* BEGIN *

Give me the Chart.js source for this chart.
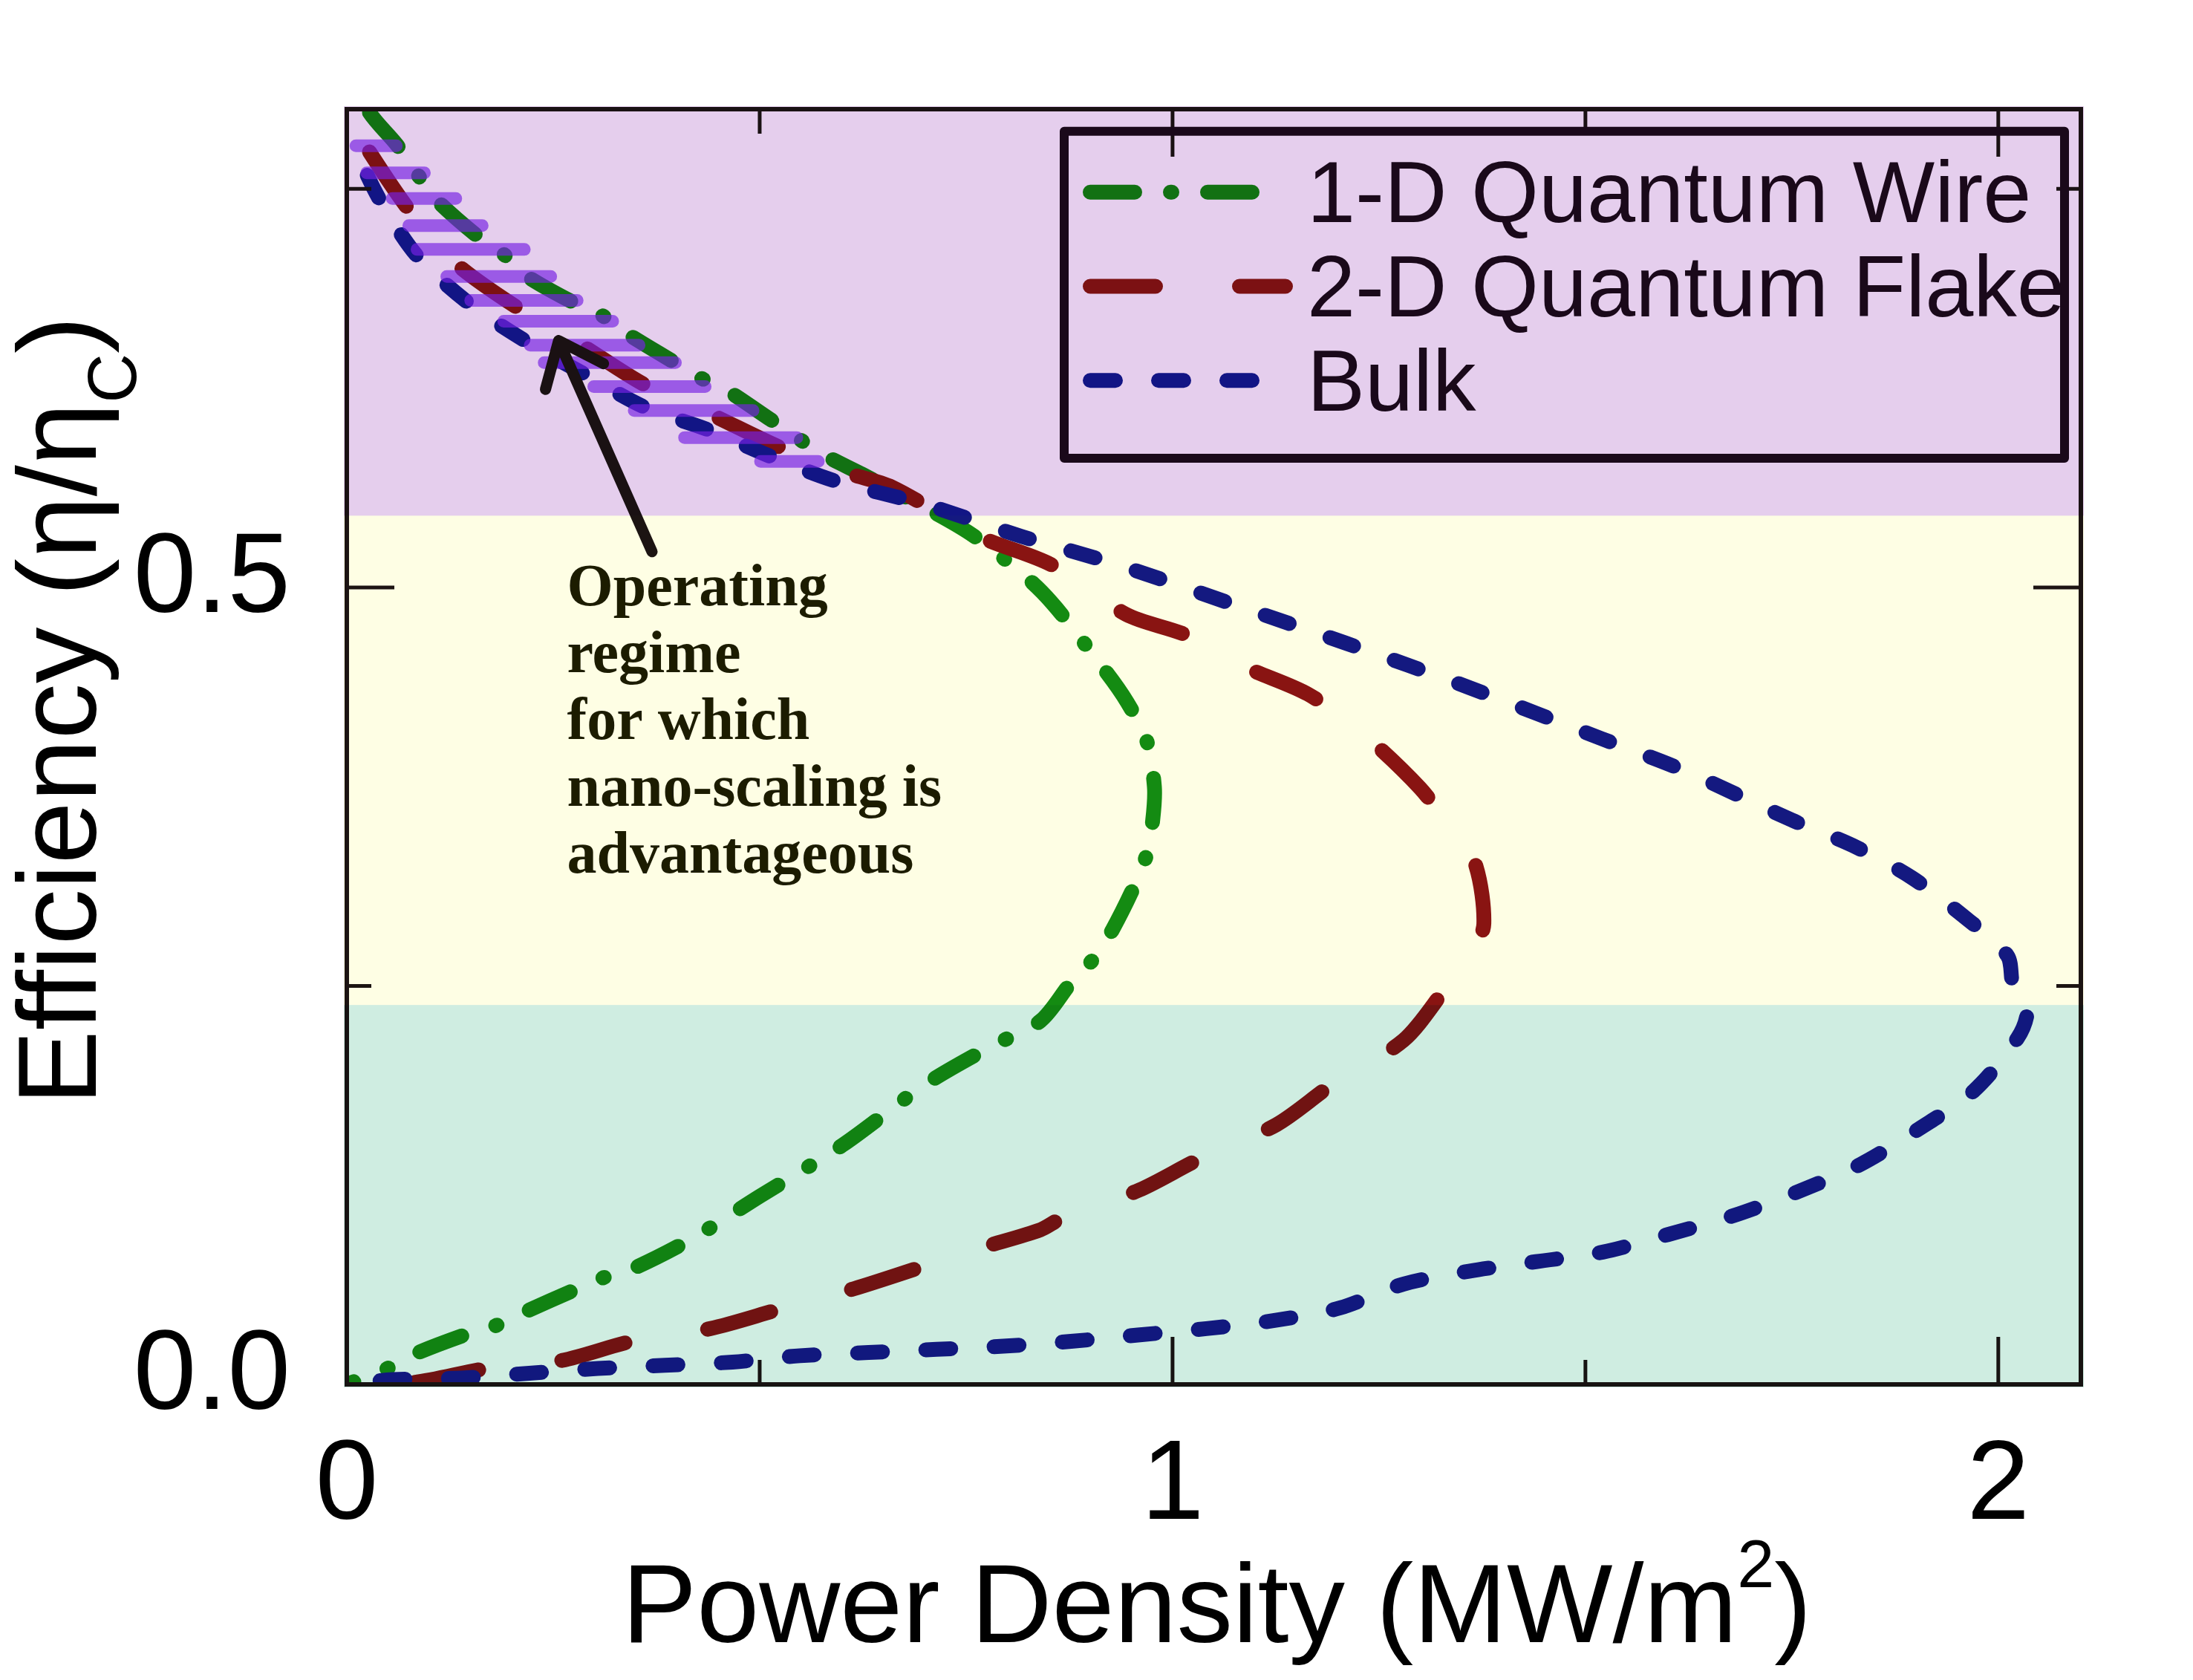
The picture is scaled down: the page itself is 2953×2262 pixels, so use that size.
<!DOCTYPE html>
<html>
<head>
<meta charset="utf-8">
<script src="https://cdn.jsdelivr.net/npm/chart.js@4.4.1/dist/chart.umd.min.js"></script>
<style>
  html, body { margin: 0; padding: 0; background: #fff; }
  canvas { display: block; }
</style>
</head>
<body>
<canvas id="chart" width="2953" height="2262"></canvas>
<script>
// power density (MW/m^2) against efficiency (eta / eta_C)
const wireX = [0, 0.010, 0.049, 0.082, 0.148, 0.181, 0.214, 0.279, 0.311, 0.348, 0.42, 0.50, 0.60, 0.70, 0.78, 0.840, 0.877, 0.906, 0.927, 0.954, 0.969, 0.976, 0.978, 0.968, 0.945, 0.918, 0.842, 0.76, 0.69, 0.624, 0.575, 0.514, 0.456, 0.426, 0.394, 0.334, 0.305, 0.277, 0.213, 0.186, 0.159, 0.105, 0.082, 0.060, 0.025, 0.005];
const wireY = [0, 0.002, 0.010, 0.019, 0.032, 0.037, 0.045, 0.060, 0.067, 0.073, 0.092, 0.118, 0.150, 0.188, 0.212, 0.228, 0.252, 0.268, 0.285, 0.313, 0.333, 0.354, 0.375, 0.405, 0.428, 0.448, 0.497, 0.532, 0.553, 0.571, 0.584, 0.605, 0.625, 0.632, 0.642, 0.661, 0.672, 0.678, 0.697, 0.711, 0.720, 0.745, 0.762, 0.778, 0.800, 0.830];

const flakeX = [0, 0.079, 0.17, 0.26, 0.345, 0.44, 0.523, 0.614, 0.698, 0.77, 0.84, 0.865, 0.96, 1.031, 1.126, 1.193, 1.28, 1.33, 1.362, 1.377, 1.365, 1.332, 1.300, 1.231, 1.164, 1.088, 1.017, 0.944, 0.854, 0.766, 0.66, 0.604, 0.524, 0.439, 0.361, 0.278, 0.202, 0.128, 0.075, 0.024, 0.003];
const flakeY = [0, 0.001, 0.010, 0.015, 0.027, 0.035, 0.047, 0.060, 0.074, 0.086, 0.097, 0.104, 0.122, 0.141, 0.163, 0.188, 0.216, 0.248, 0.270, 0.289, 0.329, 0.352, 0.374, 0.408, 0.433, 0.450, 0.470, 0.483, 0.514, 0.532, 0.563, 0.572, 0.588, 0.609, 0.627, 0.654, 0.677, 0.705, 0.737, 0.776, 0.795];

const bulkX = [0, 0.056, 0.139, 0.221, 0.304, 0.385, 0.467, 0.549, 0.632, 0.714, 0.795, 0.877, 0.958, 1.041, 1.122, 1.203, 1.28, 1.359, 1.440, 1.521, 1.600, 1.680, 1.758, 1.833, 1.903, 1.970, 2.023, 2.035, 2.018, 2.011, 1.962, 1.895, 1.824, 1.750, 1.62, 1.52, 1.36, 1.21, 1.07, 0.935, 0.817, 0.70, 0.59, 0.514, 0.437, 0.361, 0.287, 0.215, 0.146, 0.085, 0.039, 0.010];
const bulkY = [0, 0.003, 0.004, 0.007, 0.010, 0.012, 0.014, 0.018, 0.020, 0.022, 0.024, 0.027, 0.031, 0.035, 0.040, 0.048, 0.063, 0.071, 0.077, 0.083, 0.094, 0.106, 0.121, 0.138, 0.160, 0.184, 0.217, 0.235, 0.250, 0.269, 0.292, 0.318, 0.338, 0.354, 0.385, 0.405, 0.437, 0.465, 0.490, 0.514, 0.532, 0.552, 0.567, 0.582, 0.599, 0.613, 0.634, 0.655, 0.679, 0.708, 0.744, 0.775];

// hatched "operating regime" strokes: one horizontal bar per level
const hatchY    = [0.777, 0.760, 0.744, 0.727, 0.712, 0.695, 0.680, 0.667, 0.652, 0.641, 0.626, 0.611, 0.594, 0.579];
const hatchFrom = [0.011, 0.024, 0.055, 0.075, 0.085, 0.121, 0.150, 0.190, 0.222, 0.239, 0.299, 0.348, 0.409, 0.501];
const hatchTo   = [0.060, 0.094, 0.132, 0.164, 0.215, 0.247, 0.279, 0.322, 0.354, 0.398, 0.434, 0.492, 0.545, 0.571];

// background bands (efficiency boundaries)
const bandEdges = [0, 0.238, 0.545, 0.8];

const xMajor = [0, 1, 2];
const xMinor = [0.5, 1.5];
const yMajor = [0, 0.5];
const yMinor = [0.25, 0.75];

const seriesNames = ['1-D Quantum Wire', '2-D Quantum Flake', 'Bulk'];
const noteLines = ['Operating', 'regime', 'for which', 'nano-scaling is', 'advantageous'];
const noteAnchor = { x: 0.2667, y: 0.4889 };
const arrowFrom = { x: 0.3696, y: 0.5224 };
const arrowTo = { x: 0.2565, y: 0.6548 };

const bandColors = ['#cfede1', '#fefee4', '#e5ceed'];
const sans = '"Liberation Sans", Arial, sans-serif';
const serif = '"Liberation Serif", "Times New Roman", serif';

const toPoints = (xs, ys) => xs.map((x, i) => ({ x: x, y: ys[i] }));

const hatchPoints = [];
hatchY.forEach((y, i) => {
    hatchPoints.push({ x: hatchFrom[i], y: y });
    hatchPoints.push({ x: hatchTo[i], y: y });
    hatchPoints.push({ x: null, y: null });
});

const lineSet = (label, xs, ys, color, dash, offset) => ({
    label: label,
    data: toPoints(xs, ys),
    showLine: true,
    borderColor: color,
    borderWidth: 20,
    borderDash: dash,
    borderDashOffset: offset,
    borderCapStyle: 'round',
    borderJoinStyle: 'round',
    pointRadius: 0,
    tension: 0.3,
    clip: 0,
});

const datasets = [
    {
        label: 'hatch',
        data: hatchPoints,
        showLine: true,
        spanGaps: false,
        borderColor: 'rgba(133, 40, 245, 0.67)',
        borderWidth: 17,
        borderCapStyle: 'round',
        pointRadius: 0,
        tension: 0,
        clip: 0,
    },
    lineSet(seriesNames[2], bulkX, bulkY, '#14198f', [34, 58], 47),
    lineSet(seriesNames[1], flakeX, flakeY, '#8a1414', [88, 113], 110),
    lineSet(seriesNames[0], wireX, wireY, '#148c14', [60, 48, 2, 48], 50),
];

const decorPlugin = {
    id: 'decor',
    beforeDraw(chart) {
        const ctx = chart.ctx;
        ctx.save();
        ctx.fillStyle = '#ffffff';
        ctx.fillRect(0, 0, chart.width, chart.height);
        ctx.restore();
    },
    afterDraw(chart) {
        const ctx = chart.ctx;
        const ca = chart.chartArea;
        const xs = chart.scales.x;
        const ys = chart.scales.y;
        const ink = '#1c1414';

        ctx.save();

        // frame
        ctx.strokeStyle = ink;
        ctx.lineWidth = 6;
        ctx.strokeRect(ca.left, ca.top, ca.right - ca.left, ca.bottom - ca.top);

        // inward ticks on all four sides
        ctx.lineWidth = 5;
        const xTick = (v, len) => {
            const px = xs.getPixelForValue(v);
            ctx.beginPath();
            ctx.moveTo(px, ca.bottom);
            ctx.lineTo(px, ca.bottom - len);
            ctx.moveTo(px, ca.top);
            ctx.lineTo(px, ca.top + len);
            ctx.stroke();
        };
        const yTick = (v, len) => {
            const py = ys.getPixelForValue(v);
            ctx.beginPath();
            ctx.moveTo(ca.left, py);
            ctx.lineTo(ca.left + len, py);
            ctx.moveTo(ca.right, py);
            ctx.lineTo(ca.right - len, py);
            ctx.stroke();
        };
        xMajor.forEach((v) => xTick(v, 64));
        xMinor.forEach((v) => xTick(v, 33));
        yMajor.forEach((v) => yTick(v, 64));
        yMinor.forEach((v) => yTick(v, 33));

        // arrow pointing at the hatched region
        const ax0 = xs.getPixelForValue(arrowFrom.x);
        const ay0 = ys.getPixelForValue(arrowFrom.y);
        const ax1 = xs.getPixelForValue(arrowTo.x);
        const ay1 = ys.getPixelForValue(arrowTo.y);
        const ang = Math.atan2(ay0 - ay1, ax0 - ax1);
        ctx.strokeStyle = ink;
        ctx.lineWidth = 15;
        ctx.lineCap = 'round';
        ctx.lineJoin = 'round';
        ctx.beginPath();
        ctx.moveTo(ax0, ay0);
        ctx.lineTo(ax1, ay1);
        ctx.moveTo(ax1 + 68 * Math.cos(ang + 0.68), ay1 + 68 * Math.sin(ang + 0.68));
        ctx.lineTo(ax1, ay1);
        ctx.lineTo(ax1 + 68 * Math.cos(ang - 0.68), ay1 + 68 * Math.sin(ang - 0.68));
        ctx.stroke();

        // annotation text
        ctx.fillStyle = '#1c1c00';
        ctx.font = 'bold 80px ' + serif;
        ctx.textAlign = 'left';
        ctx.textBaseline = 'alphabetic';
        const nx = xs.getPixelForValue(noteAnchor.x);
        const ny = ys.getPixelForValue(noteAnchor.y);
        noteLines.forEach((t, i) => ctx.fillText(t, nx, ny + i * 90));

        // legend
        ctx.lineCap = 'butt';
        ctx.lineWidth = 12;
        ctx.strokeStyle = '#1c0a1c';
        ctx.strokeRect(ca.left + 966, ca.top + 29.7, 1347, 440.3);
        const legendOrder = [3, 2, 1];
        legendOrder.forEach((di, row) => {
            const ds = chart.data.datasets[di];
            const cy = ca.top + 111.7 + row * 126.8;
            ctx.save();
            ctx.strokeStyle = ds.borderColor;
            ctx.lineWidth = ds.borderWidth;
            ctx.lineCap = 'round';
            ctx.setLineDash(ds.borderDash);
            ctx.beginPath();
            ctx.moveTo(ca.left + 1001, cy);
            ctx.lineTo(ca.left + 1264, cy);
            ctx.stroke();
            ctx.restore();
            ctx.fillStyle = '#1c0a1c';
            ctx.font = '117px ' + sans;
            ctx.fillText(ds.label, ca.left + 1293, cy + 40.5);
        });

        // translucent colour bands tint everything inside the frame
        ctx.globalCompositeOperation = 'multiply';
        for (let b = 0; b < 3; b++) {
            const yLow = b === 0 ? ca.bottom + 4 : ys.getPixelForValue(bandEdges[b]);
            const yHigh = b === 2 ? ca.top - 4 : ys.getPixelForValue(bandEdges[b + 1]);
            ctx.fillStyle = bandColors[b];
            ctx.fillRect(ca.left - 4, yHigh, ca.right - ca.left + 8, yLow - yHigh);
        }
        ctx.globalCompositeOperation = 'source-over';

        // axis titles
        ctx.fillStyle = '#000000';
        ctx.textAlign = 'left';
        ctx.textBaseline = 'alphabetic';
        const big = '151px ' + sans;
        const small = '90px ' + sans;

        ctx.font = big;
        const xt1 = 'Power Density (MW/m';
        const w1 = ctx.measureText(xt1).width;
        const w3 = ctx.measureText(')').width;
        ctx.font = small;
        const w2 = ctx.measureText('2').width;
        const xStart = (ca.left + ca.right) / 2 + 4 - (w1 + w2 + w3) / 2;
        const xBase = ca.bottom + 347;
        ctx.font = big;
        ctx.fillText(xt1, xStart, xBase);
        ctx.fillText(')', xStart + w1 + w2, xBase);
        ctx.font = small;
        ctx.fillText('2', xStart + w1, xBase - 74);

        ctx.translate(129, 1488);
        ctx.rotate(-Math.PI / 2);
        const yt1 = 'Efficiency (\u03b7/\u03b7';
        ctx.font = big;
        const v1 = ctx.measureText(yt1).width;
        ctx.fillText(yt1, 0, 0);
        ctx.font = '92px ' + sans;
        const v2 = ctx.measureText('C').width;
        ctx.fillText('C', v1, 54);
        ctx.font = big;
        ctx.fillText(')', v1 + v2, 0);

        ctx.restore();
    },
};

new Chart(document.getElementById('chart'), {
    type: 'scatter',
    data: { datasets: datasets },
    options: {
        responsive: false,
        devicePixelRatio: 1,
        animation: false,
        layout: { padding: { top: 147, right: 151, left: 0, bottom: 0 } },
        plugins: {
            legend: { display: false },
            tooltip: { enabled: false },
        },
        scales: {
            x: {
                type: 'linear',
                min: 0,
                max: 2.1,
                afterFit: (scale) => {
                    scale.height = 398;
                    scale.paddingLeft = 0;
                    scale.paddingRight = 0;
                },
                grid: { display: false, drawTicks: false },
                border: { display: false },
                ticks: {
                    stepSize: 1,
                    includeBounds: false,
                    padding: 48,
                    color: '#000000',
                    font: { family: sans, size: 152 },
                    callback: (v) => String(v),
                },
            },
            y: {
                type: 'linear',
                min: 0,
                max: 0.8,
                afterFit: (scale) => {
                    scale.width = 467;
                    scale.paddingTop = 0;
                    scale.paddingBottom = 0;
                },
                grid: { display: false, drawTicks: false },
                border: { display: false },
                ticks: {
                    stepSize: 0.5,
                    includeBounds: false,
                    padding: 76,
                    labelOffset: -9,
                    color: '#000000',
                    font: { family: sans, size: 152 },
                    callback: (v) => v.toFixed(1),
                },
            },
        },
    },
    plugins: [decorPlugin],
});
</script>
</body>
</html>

* END *

EXERCISE – Leave out every line without the string "source" and copy the rest.

EXERCISE SOLUTION –
Give me the Chart.js source for this chart.
        ctx.globalCompositeOperation = 'source-over';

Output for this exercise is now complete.